Written by: Kylee Doty
Many of you have probably heard of The Social Dilemma, a documentary on Netflix that has an air time of around an hour and a half. The producers of the project talk to top executives who have previously worked at or currently work at top social media companies such as Instagram, Facebook and Snapchat. These specialists discuss the dangers of social media, and the way social media has been tailored to fit its users.
One quote I found interesting discussed how there are only two industries that call their customers “users: hard drugs and social media.” This caught my attention partly because it’s actually 100% true, and partly because it gives social media this connotation that it’s a drug. I think that as people, we struggle to admit when we have a problem or an addiction to something, and it seems to be the same case with social media. We have apps that track our social media usage, and even though we can see verbatim how much time we spend on each platform to the minute, we either ignore it or refuse to believe we have a problem with how we manage our time. I know a lot of us complain about how there’s not enough time in the day to get everything accomplished, but then we look into our usage app and see that we spent five hours online. If we could cut that down, we would find we have significantly more time to do other things. Sounds easy right? Wrong.

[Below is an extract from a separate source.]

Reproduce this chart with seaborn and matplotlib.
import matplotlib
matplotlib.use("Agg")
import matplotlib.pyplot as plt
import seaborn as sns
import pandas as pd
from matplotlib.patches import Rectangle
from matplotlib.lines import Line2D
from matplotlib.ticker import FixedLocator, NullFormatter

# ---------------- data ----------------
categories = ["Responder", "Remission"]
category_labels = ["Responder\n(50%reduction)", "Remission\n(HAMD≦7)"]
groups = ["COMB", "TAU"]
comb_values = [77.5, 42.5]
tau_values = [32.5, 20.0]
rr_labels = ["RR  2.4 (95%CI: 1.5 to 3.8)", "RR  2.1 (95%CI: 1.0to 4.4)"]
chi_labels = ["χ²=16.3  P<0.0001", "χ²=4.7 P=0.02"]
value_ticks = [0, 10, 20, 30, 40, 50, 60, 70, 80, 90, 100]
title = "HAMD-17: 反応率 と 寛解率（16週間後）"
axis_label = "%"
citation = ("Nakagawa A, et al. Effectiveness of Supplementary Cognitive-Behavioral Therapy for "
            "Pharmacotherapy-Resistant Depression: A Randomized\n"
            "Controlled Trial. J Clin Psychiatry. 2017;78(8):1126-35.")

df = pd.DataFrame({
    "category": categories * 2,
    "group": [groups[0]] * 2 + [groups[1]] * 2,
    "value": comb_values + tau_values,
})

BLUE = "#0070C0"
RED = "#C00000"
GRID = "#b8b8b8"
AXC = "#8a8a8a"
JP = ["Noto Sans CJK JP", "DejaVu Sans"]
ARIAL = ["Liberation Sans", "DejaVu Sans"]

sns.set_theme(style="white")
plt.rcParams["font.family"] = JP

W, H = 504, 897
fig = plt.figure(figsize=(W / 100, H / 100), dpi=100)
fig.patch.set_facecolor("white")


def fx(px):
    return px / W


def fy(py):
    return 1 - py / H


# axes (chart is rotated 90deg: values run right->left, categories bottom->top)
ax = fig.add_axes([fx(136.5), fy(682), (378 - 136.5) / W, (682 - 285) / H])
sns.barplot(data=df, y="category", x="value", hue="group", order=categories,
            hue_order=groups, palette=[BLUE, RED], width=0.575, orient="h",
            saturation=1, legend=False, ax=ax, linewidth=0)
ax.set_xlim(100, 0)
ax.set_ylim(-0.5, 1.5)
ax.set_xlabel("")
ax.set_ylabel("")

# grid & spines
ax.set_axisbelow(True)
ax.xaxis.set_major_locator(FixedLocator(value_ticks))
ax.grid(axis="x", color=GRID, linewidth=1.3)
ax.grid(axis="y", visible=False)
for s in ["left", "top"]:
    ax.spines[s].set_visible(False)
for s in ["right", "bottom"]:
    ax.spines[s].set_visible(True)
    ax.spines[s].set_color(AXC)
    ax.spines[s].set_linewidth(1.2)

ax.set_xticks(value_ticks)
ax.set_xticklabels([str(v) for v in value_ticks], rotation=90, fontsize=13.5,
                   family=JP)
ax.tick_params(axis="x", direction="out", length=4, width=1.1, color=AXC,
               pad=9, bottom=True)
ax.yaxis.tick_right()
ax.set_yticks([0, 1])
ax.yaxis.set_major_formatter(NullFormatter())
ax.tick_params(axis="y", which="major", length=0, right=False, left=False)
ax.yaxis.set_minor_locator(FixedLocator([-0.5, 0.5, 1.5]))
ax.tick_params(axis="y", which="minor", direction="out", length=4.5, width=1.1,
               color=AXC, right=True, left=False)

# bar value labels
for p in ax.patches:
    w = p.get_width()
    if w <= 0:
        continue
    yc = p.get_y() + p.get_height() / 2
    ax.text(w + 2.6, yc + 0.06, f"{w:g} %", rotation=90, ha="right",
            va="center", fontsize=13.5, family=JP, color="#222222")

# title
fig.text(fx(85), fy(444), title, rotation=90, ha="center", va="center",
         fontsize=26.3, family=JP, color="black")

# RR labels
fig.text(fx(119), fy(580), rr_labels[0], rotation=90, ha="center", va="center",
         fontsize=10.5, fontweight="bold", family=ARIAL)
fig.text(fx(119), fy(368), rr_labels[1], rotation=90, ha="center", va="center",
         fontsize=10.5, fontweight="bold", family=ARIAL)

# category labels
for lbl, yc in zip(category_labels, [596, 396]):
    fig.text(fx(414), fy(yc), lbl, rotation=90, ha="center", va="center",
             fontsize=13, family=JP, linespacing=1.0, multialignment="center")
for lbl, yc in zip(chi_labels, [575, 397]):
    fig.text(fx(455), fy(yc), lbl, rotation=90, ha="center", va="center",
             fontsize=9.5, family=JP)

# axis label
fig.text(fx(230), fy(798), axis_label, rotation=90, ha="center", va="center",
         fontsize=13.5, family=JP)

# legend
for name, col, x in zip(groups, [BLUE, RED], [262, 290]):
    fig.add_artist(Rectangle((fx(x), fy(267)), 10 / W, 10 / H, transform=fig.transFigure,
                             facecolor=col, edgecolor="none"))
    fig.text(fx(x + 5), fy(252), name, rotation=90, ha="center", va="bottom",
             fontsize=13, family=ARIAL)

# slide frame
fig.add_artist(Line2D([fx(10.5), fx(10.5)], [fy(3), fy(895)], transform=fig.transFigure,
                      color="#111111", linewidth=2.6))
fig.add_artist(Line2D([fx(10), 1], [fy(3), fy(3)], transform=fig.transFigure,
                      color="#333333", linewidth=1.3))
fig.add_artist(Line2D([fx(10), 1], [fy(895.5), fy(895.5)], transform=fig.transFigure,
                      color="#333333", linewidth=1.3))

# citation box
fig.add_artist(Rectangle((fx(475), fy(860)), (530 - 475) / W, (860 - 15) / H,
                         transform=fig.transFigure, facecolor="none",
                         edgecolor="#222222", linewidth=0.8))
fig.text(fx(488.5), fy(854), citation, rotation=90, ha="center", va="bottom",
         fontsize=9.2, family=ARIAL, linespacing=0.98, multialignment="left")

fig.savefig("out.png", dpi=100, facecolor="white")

The Social Dilemma further discusses how social media algorithms are tailored to the user’s likes and interests, which means users see more of what they show interest in and less of things that won’t trigger them. However, this doesn’t mean that users only see things they want to. In fact, a lot of times algorithms will show ads, etc. for things that are the opposite of what the user searched for in order to get the user to interact with them. For example, if someone searched for right-wing politics, the social media algorithm may pull up ads for left-wing politics in hopes the user will engage. This is all a ploy to gather data and information on human beings in order to individually “guess” what the person will engage with in order to create a more customized experience.
But is it good? Many of the top executives interviewed in the documentary say the things that are taking place because of social media are extremely damaging, and most of them don’t let their children have social media, and if they do, they monitor it closely. There were also statistics presented in the documentary that showed depression increase that is likely due to social media in younger teens. These young adults, and kids even, are getting told from a young age that certain things about them aren’t “right” and it’s incredibly damaging to grow up in a society where you’re never good enough.
At the end of the day, the social media algorithms written as a social experiment to customize the social media experience are evolving and damaging our societies, and causing human beings to become more anxious and insecure. Our security must come from within ourselves and from the opinions of those close to us. Please consider deleting or taking social media breaks in order to realign your focuses and priorities, and to give yourself a clearer headspace.